Exercise goal. Retype exactly the lines from the first one through the line with "var yTicks = [0, 10, 20, 30, 40, 50];", including both ends; skip any pictures.

Extracted entries.

---

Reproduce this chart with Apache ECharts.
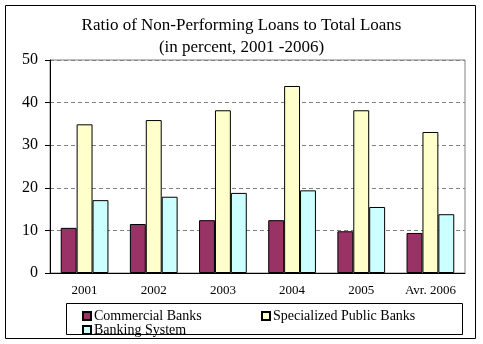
<!DOCTYPE html>
<html><head><meta charset="utf-8">
<script src="https://cdn.jsdelivr.net/npm/echarts@6/dist/echarts.min.js"></script>
<style>html,body{margin:0;padding:0;background:#fff}#c{width:483px;height:344px}</style>
</head><body><div id="c"></div>
<script>
var categories = ['2001','2002','2003','2004','2005','Avr. 2006'];
var commercialBanks = [10.6, 11.5, 12.4, 12.4, 9.8, 9.4];
var specializedPublicBanks = [34.9, 35.9, 38.2, 43.9, 38.2, 33.1];
var bankingSystem = [17.1, 17.9, 18.8, 19.4, 15.5, 13.8];
var yTicks = [0, 10, 20, 30, 40, 50];

var font = 'Liberation Serif';
var chart = echarts.init(document.getElementById('c'), null, {renderer: 'canvas'});
function bar(name, data, color) {
  return {name: name, type: 'bar', data: data, barGap: '0%', barCategoryGap: '31%',
    itemStyle: {color: color, borderColor: '#000', borderWidth: 1}};
}
chart.setOption({
  animation: false,
  title: {text: 'Ratio of Non-Performing Loans to Total Loans\n(in percent, 2001 -2006)', left: 'center', top: 10,
    textStyle: {fontFamily: font, fontSize: 17, fontWeight: 'normal', color: '#000', lineHeight: 22}},
  grid: {left: 50, right: 18, top: 60, bottom: 71, show: true, borderColor: '#808080', borderWidth: 1},
  xAxis: {type: 'category', data: categories,
    axisLine: {lineStyle: {color: '#000'}}, axisTick: {length: 5, lineStyle: {color: '#000'}},
    axisLabel: {fontFamily: font, fontSize: 13, color: '#000', margin: 11}},
  yAxis: {type: 'value', min: yTicks[0], max: yTicks[yTicks.length-1], interval: 10,
    axisLine: {show: true, lineStyle: {color: '#000'}}, axisTick: {show: true, length: 5, lineStyle: {color: '#000'}},
    axisLabel: {fontFamily: font, fontSize: 16, color: '#000', margin: 12},
    splitLine: {lineStyle: {color: '#808080', type: [4, 3]}}},
  legend: [
    {data: ['Commercial Banks', 'Banking System'], orient: 'vertical', left: 82, top: 309, itemGap: 0,
      itemWidth: 8, itemHeight: 8, icon: 'rect',
      textStyle: {fontFamily: font, fontSize: 14, color: '#000', lineHeight: 12, padding: [0,0,0,-2]}, padding: 0},
    {data: ['Specialized Public Banks'], orient: 'vertical', left: 261, top: 309, itemGap: 0,
      itemWidth: 8, itemHeight: 8, icon: 'rect',
      textStyle: {fontFamily: font, fontSize: 14, color: '#000', lineHeight: 12, padding: [0,0,0,-2]}, padding: 0}
  ],
  graphic: [
    {type: 'rect', shape: {x: 5.5, y: 5.5, width: 470, height: 333}, style: {fill: 'none', stroke: '#000', lineWidth: 1}, silent: true},
    {type: 'rect', shape: {x: 66.5, y: 303.5, width: 396, height: 31}, style: {fill: 'none', stroke: '#000', lineWidth: 1}, silent: true}
  ],
  series: [
    bar('Commercial Banks', commercialBanks, '#993366'),
    bar('Specialized Public Banks', specializedPublicBanks, '#FFFFCC'),
    bar('Banking System', bankingSystem, '#CCFFFF')
  ]
});
</script></body></html>
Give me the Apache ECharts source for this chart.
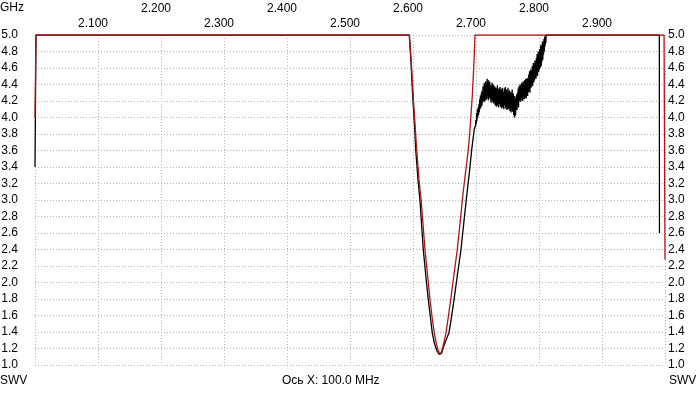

---

Exercise output.
Reproduce this chart with Apache ECharts.
<!DOCTYPE html>
<html><head><meta charset="utf-8">
<script src="https://cdn.jsdelivr.net/npm/echarts@6/dist/echarts.min.js"></script>
<style>html,body{margin:0;padding:0;background:#fff}#c{width:483px;height:344px}</style>
</head><body><div id="c"></div>
<script>
var categories = ['2001','2002','2003','2004','2005','Avr. 2006'];
var commercialBanks = [10.6, 11.5, 12.4, 12.4, 9.8, 9.4];
var specializedPublicBanks = [34.9, 35.9, 38.2, 43.9, 38.2, 33.1];
var bankingSystem = [17.1, 17.9, 18.8, 19.4, 15.5, 13.8];
var yTicks = [0, 10, 20, 30, 40, 50];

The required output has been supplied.